Having read excellent columns by Alex Coccia in the past, I was disappointed by his treatment of the Vatican's investigation of the Leadership Conference of Women Religious ("Catholic compassion, not condemnation," April 25). Mr. Coccia's notion of compassion rightly emphasizes social justice and the promotion of equality, but he overlooks the possibility of a corrective compassion, a "tough-love" compassion which seeks the betterment of the other through the cultivation of truth and the correction of error.
It is this sort of compassion for which the Congregation for the Doctrine of the Faith exists to embody. It is this sort of compassion at which the CDF's investigation of the LCWR aims.

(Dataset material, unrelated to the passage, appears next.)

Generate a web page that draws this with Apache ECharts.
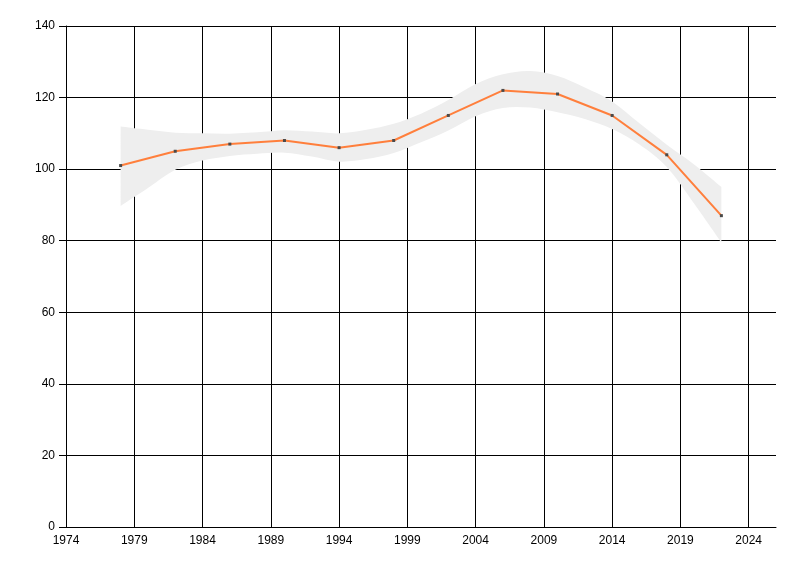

It can be argued that the investigation doesn't hit the mark, but I don't see any substantial argument for that conclusion in Mr. Coccia's column. Changing the "doctrinal problems" explicitly mentioned by the CDF - women's ordination, abortion, euthanasia, public defiance of bishops - would have little effect on the sisters' work of "'providing people with the best possible spiritual guidance'" and "'minister[ing] to people everywhere who are suffering.'" For this reason, the investigation, with its corrective compassion, is not tearing down the compassion of social justice. It will preserve what Mr. Coccia agrees is best in the sisters' ministry - namely, serving everyone in accordance with the Gospel.
Mr. Coccia cites problematic trends in the Church. I recommend to him the writings of Pope John Paul II, who preached a "New Evangelization" which sounds very much like the renewal Mr. Coccia recommends.
As for incidents like this one "removing focus from the good work the Church does," bishops don't exactly choose which of their statements make headlines. As long as one acknowledges that the Church does good work, as Mr. Coccia does, one should criticize the newspapers, not the hierarchy, for giving the Church bad press.